Sorry. Didn't know that. Having a hard time getting my .pdf of the schematic down to a file size that can be uploaded. I tried to crop and save as a .jpg. Hopefully, this is still legible enough.
I'd need a telescope to read that scat.:biggrin: Either that or I'm not opening it correctly. Anyway I have a hard copy of the manual.
 
Hehe. I was figuring you did, Avionic. Should we continue in PM or should we take it to this thread for the good of the group?
 
I had a similar issue with my CR-1020; intermittent popping from both channels and a bit of low level hum at initial turn on. Many many hours of troubleshooting, so wanted to share here in the hopes of saving others some heartburn.

After a full power supply recap (both pcbs) and power transistor upgrade to higher voltage TIP31C in the supply, the protection relay would not fire. The -25V output sat at -10V. Cleaned the flux and grime off the bottom side the PCB and the output went to +6V. Disconnected the two purple wires from the -25V post to eliminate loading. No improvement. Removed and retested all 4 transistors; junctions not shorted nor open.

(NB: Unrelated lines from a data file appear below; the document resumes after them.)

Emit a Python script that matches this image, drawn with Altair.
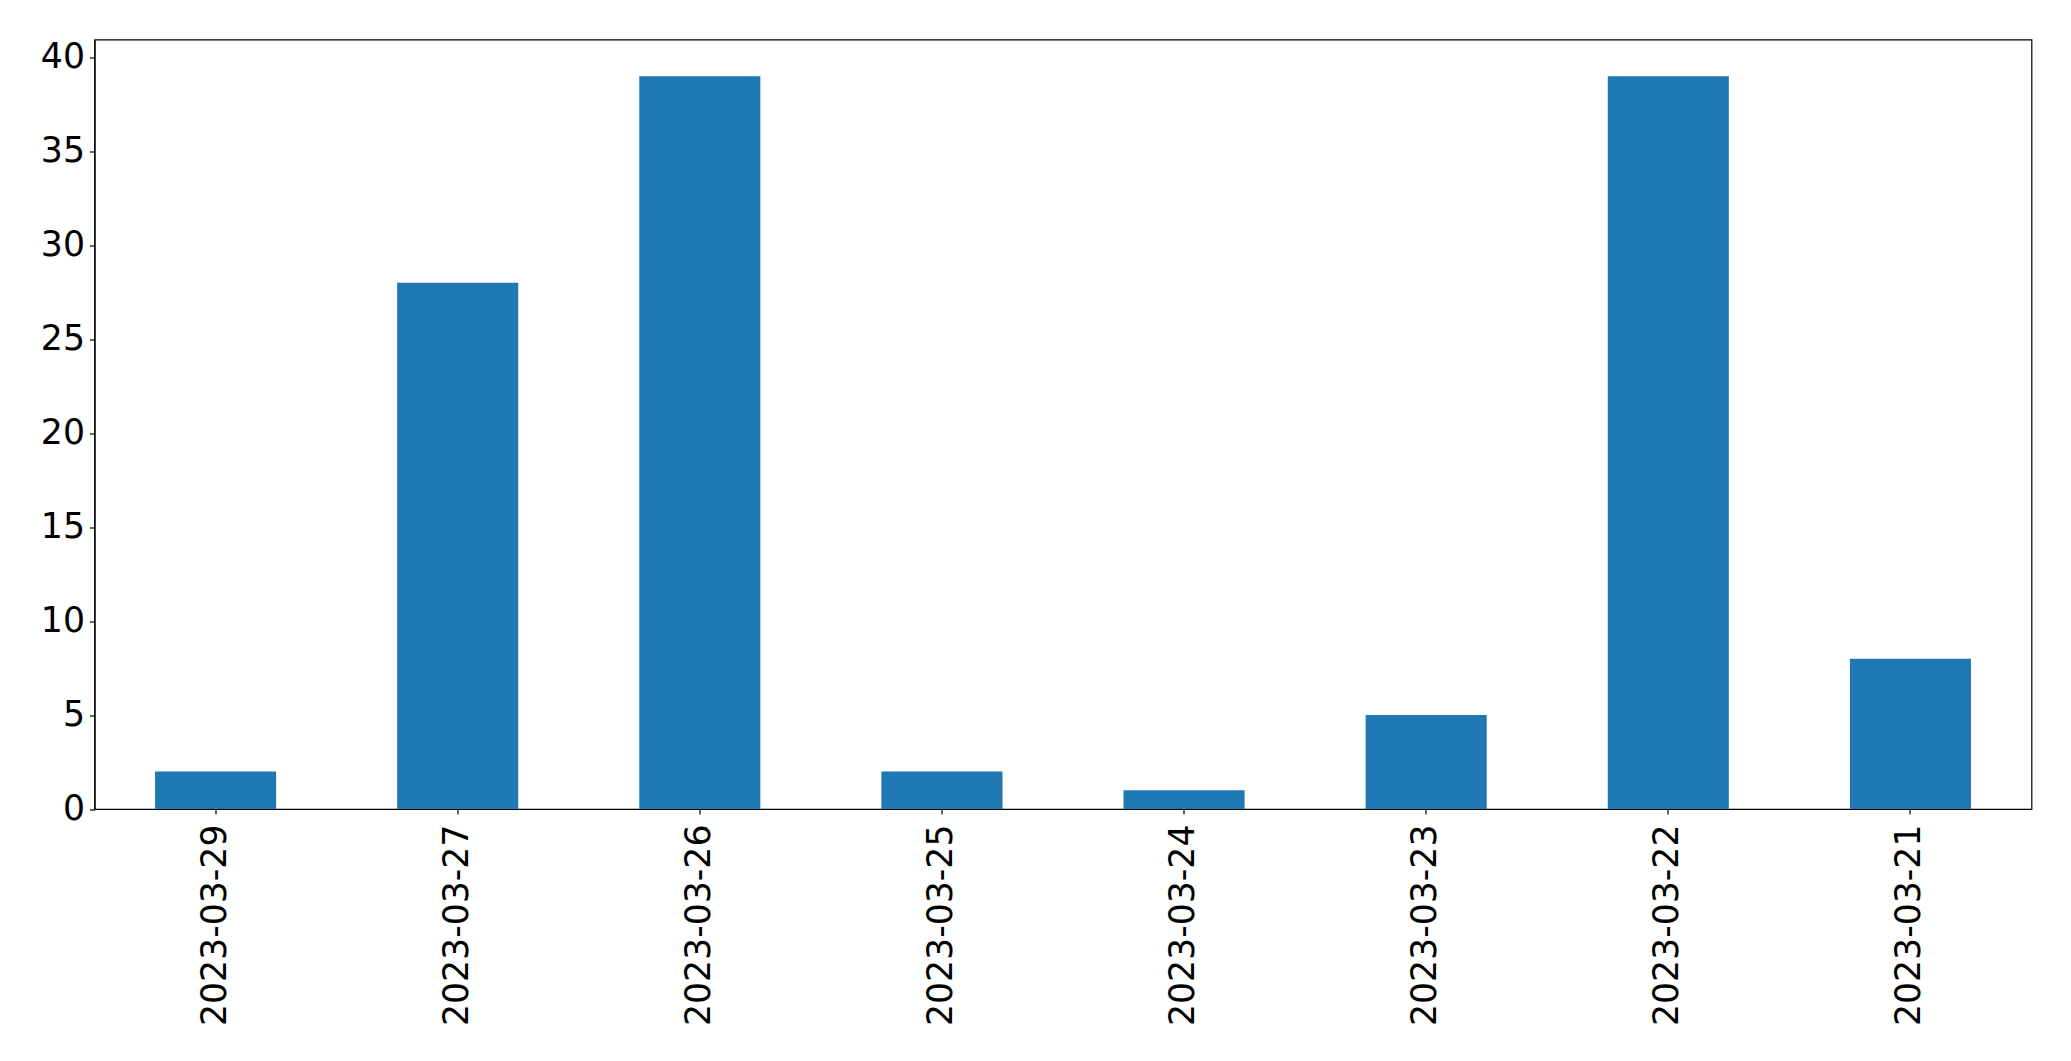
import altair as alt
import pandas as pd

dates = ["2023-03-29", "2023-03-27", "2023-03-26", "2023-03-25",
         "2023-03-24", "2023-03-23", "2023-03-22", "2023-03-21"]
counts = [2, 28, 39, 2, 1, 5, 39, 8]
y_ticks = [0, 5, 10, 15, 20, 25, 30, 35, 40]

df = pd.DataFrame({"date": dates, "count": counts})

FONT = "DejaVu Sans"
FS = 34.7

chart = alt.Chart(df).mark_bar(color="#1f77b4").encode(
    x=alt.X("date:N", sort=dates, title=None,
            scale=alt.Scale(paddingInner=0.5, paddingOuter=0.25),
            axis=alt.Axis(labelAngle=270, labelAlign="right", labelBaseline="middle",
                          labelFont=FONT, labelFontSize=FS, labelColor="black",
                          labelLimit=0,
                          tickColor="black", tickSize=5, tickWidth=1.2,
                          domainColor="black", domainWidth=1.2, labelPadding=10,
                          grid=False)),
    y=alt.Y("count:Q", title=None,
            scale=alt.Scale(domain=[0, 40.95], nice=False, zero=True),
            axis=alt.Axis(values=y_ticks, labelFont=FONT, labelFontSize=FS,
                          labelColor="black", tickColor="black", tickSize=5,
                          tickWidth=1.2, domainColor="black", domainWidth=1.2,
                          labelPadding=5, grid=False)),
).properties(
    width=1937, height=769.5,
    autosize=alt.AutoSizeParams(type="none"),
    padding={"left": 86.5, "top": 31.5, "right": 30, "bottom": 240},
).configure_view(
    stroke="black", strokeWidth=1.2
)

chart.save("out.html", embed_options={"renderer": "svg", "actions": False})
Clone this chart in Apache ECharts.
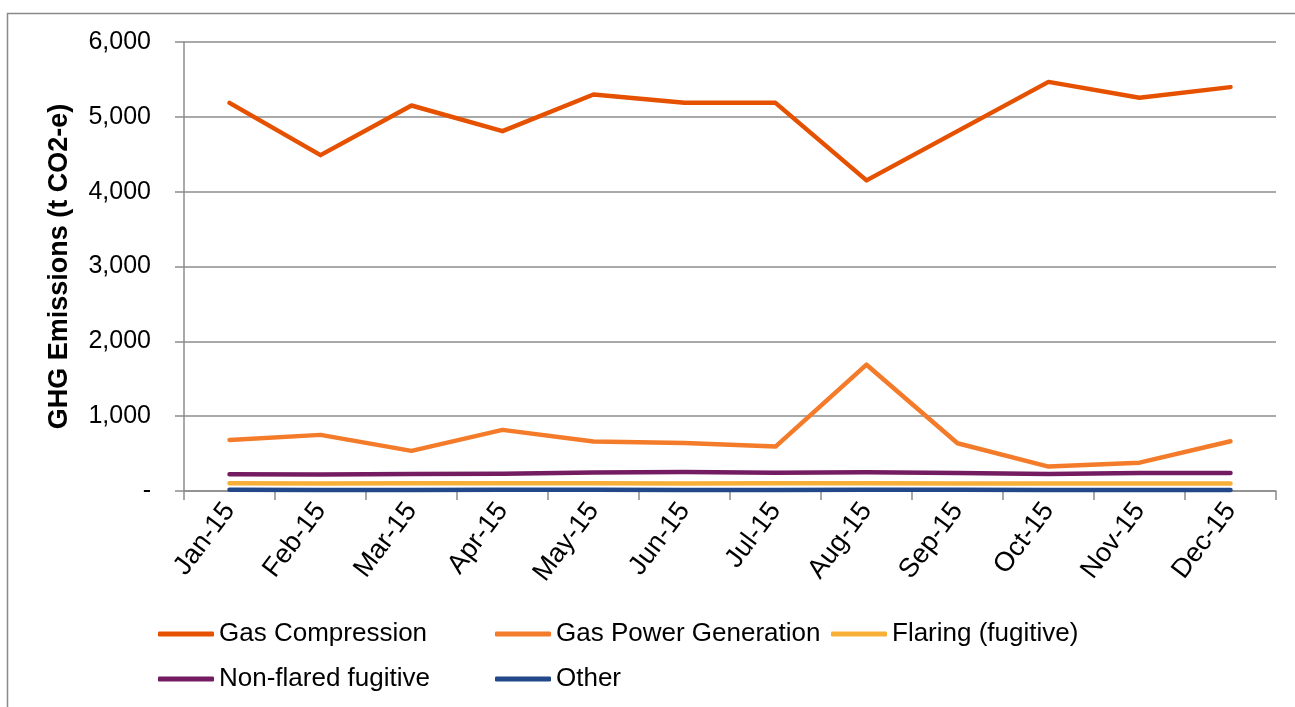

Decided to look at the .01uF capacitors. In circuit across the terminals, the one on the -25V supply measured 6 kOhms whereas the one in the +25V supply measured 3 megohms. Pulled the caps; neither was leaky. Pulled the 4 transistors again. Still 6 KOhms...strange.

Used flux remover to clean the top side of the PCB around the .01uF cap locations, removing glue residue around the heatsinks. Resistance now 2 megohms. Apparently the glue that Yamaha used was not electrically benign and the -25V supply is extra sensitive to leakage current (check out the circuit topology).

Reinstalled all components. Reconnected all wires. Voltages perfect. Relay works.